Radio: A bicycle theft just occurred.

And if nothing happens, Don basically drives around, one end of town to the other listening to the radio. Waiting. According to surveys, few night workers actually choose the graveyard shift. Those who do, like Don Banham, often enjoy the freedom and increased responsibility that comes from having fewer bosses around. When the night is full of action, time passes quickly and Don doesn't have to struggle so hard to stay awake. But he never knows what the shift will bring.

Don: Well, it's four o'clock and it's still staying pretty quiet. (Smith: so is this the dog hour of the dog watch, four in the morning?) Yeah, especially if it's quiet. You learn to cherish these moments if you…..

Radio: 461 vehicle taking off. Going west bound on 46th.

A squad reports that a suspicious car it stopped suddenly took off. The chase is on.

Radio: (siren audible) Dupont and 46th…

Don Banham steers toward the scene, but before he can get there the chase is over and so is the only potential excitement for the whole shift. A study in one big American city found that 80 percent of cops working dog watch fell asleep on the job at least once a week.

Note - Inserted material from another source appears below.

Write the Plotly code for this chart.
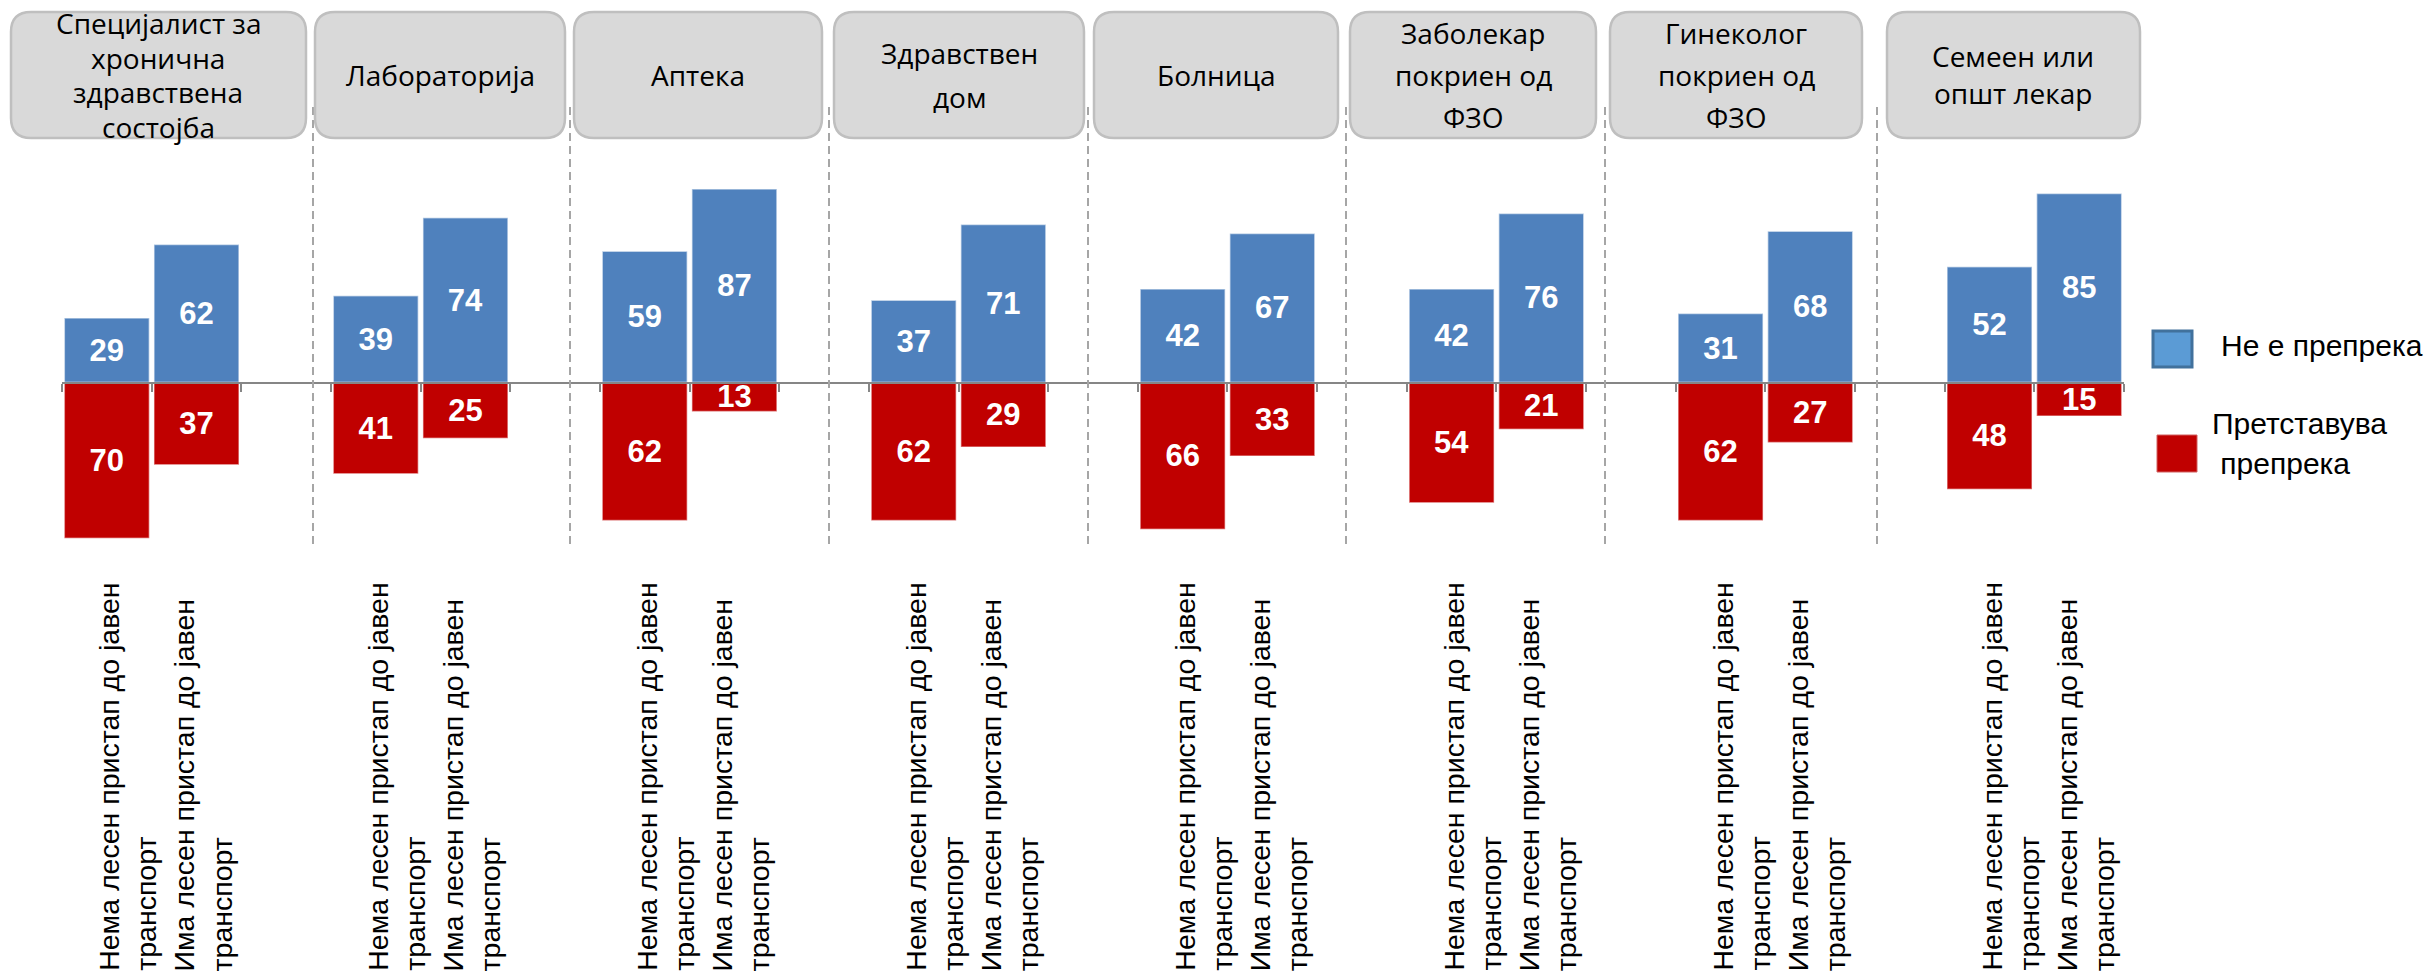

Don: I know guys that have told me that. They said, "I just can't get used to it." The times they work dog watch they hate it with a passion. Regardless of how much sleep they got during the day. Regardless of what they did they say they can't stay awake at night. I've had guys tell me that the have stopped at red lights while working and fell asleep at the red light. They were just that tired.